An ever-shrinking number of vulnerable network time protocol (NTP) servers are being used with customized distributed denial of service (DDoS) toolkits to perform increasingly potent NTP amplification attacks.
According to the DDoS mitigation specialists at Prolexic, who issued a high alert DDoS attack threat advisory this morning, high-bandwidth NTP amplification DDoS attacks are up 371.43 percent in the last 30 days. This increase comes despite a high-level of awareness regarding the fact that vulnerable NTP servers can be exploited to amplify DDoS attacks and a concerted effort throughout the security community to decrease the number of vulnerable NTP servers.
“During the month of February, we saw the use of NTP amplification attacks surge 371 percent against our client base,” said Stuart Scholly, a senior vice president and general manager of security at Akamai Technologies, who recently acquired Prolexic. “In fact, the largest attacks we’ve seen on our network this year have all been NTP amplification attacks.”
Not only did the overall number of NTP amplification attacks increase from January to February, but so too did the average peak bandwidth of DDoS attacks (up 217.97 percent) and the average peak volume of DDoS attacks (up 807.48 percent). In addition, such attacks are affecting more industries than ever as well, including the finance, gaming, e-commerce, Internet, media, education, software-as-a-service (SaaS), and security industries.

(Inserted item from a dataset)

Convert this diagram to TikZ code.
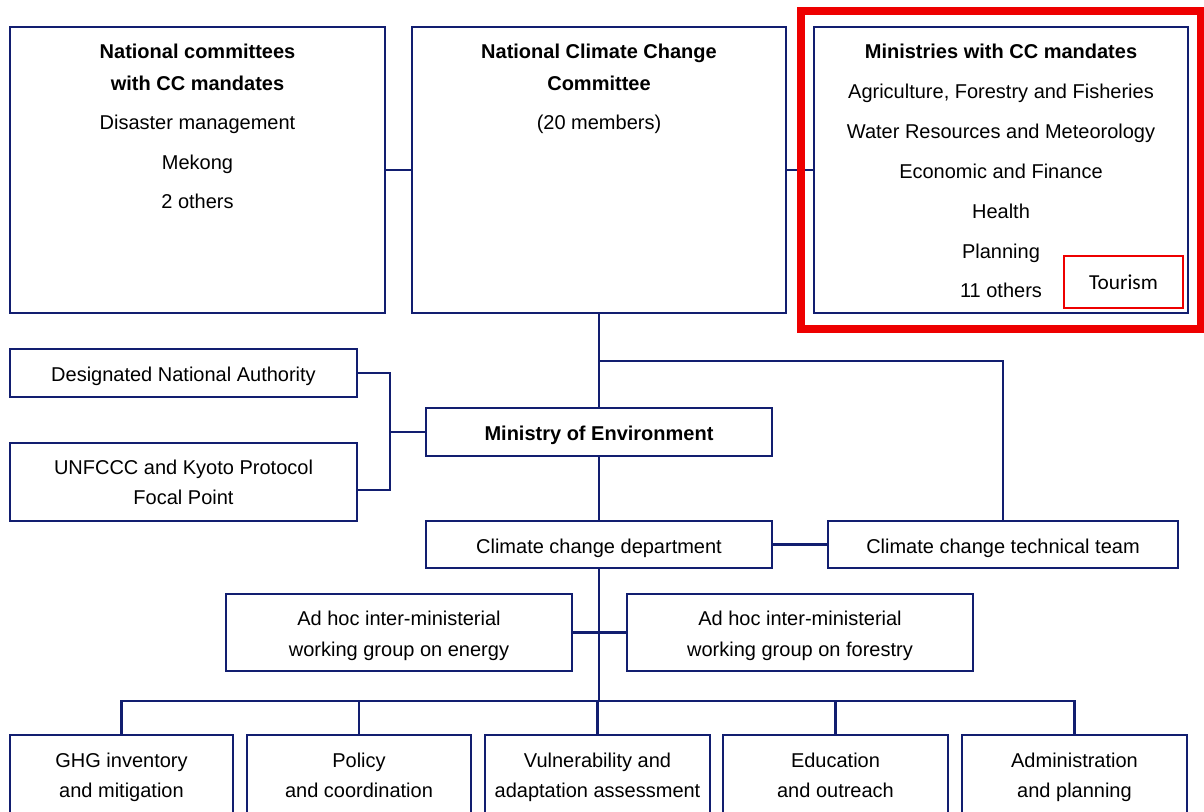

Perhaps the most exploitable aspect of NTP is the monlist request. One of the more recent and commonly deployed DDoS toolkits uses an NTP server’s own list of recent server connections – known as its monlist and containing as many as 600 IP addresses – as the payload to create malicious traffic at the target site. While the method is not new, Prolexic claims it is certainly garnering wider use than it previously has.
In their advisory, Prolexic notes that the ongoing effort to purge the Internet of vulnerable NTP servers is driving attackers to develop new tools enabling them to launch potent attacks with fewer servers. As their report makes clear, the existing vulnerable NTP servers are more than capable of reaching crippling DDoS amplification levels.
In a lab environment, Prolexic simulated NTP amplification attacks and found that the method could amplify the bandwidth and volume of DDoS attacks by 300 times and 50 times respectively. The company notes that the results of these test reflect a “perfect storm” scenario and that real-world attacks would be less effective.